Work to complete:
Extract only the first line of the listing and every line after it up to and including the one with "Chart.register(...registerables);". Omit the pictures.

* Start *

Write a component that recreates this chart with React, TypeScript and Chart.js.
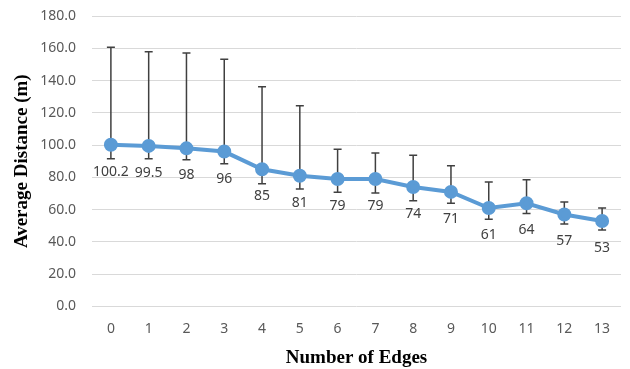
import React, { useEffect, useRef } from "react";
import { Chart, registerables } from "chart.js";

Chart.register(...registerables);

const categories = ["0", "1", "2", "3", "4", "5", "6", "7", "8", "9", "10", "11", "12", "13"];
const meanValues = [100.2, 99.5, 98, 96, 85, 81, 79, 79, 74, 71, 61, 64, 57, 53];
const valueLabels = ["100.2", "99.5", "98", "96", "85", "81", "79", "79", "74", "71", "61", "64", "57", "53"];
const upperValues = [160.6, 157.9, 157.1, 153.2, 136.2, 124.4, 97.4, 95.1, 93.7, 87.2, 77.1, 78.6, 64.7, 61];
const lowerValues = [91.6, 91.6, 91, 88.5, 76.1, 72.8, 70.8, 70.3, 65.6, 63.9, 54, 57.7, 51.1, 47.4];

const errorBarPlugin = {
  id: "errorBars",
  beforeDatasetsDraw(chart: any) {
    const ctx = chart.ctx;
    const meta = chart.getDatasetMeta(0);
    const y = chart.scales.y;
    ctx.save();
    ctx.strokeStyle = "#404040";
    ctx.lineWidth = 1.5;
    meta.data.forEach((pt: any, i: number) => {
      const x = pt.x;
      const yt = y.getPixelForValue(upperValues[i]);
      const yb = y.getPixelForValue(lowerValues[i]);
      ctx.beginPath();
      ctx.moveTo(x, yt);
      ctx.lineTo(x, yb);
      ctx.moveTo(x - 4, yt);
      ctx.lineTo(x + 4, yt);
      ctx.moveTo(x - 4, yb);
      ctx.lineTo(x + 4, yb);
      ctx.stroke();
    });
    ctx.restore();
  },
  afterDatasetsDraw(chart: any) {
    const ctx = chart.ctx;
    const meta = chart.getDatasetMeta(0);
    ctx.save();
    ctx.fillStyle = "#404040";
    ctx.font = "14px 'Noto Sans'";
    ctx.textAlign = "center";
    ctx.textBaseline = "middle";
    meta.data.forEach((pt: any, i: number) => {
      ctx.fillText(valueLabels[i], pt.x, pt.y + 27);
    });
    ctx.restore();
  },
};

export default function App() {
  const ref = useRef<HTMLCanvasElement>(null);
  useEffect(() => {
    document.body.style.margin = "0";
    const chart = new Chart(ref.current!, {
      type: "line",
      data: {
        labels: categories,
        datasets: [
          {
            data: meanValues,
            borderColor: "#5B9BD5",
            backgroundColor: "#5B9BD5",
            borderWidth: 4,
            pointRadius: 5,
            pointBackgroundColor: "#5B9BD5",
            pointBorderColor: "#5B9BD5",
            tension: 0,
          },
        ],
      },
      options: {
        animation: false,
        responsive: false,
        layout: { padding: { top: 16, right: 8, left: 0, bottom: 0 } },
        plugins: { legend: { display: false }, tooltip: { enabled: false } },
        scales: {
          x: {
            offset: true,
            grid: { display: false, drawTicks: false },
            border: { display: false },
            ticks: { color: "#595959", font: { size: 14, family: "'Noto Sans'" }, padding: 14 },
            title: {
              display: true,
              text: "Number of Edges",
              color: "#000",
              font: { size: 19, weight: "bold", family: "'Liberation Serif'" },
              padding: { top: 2, bottom: 0 },
            },
            afterFit: (s: any) => {
              s.height = 62.5;
            },
          },
          y: {
            min: 0,
            max: 180,
            ticks: {
              stepSize: 20,
              color: "#595959",
              font: { size: 14, family: "'Noto Sans'" },
              padding: 16,
              callback: (v: any) => Number(v).toFixed(1),
            },
            grid: { color: "#d9d9d9", lineWidth: 1, drawTicks: false },
            border: { display: false },
            title: {
              display: true,
              text: "Average Distance (m)",
              color: "#000",
              font: { size: 19, weight: "bold", family: "'Liberation Serif'" },
              padding: { top: 11, bottom: 0 },
            },
            afterFit: (s: any) => {
              s.width = 92;
              s.paddingTop = 0;
              s.paddingBottom = 0;
            },
          },
        },
      },
      plugins: [errorBarPlugin],
    });
    return () => chart.destroy();
  }, []);
  return <canvas ref={ref} width={630} height={369} style={{ display: "block" }} />;
}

* End *

Answer to this exercise:
Write a component that recreates this chart with React, TypeScript and Chart.js.
import React, { useEffect, useRef } from "react";
import { Chart, registerables } from "chart.js";

Chart.register(...registerables);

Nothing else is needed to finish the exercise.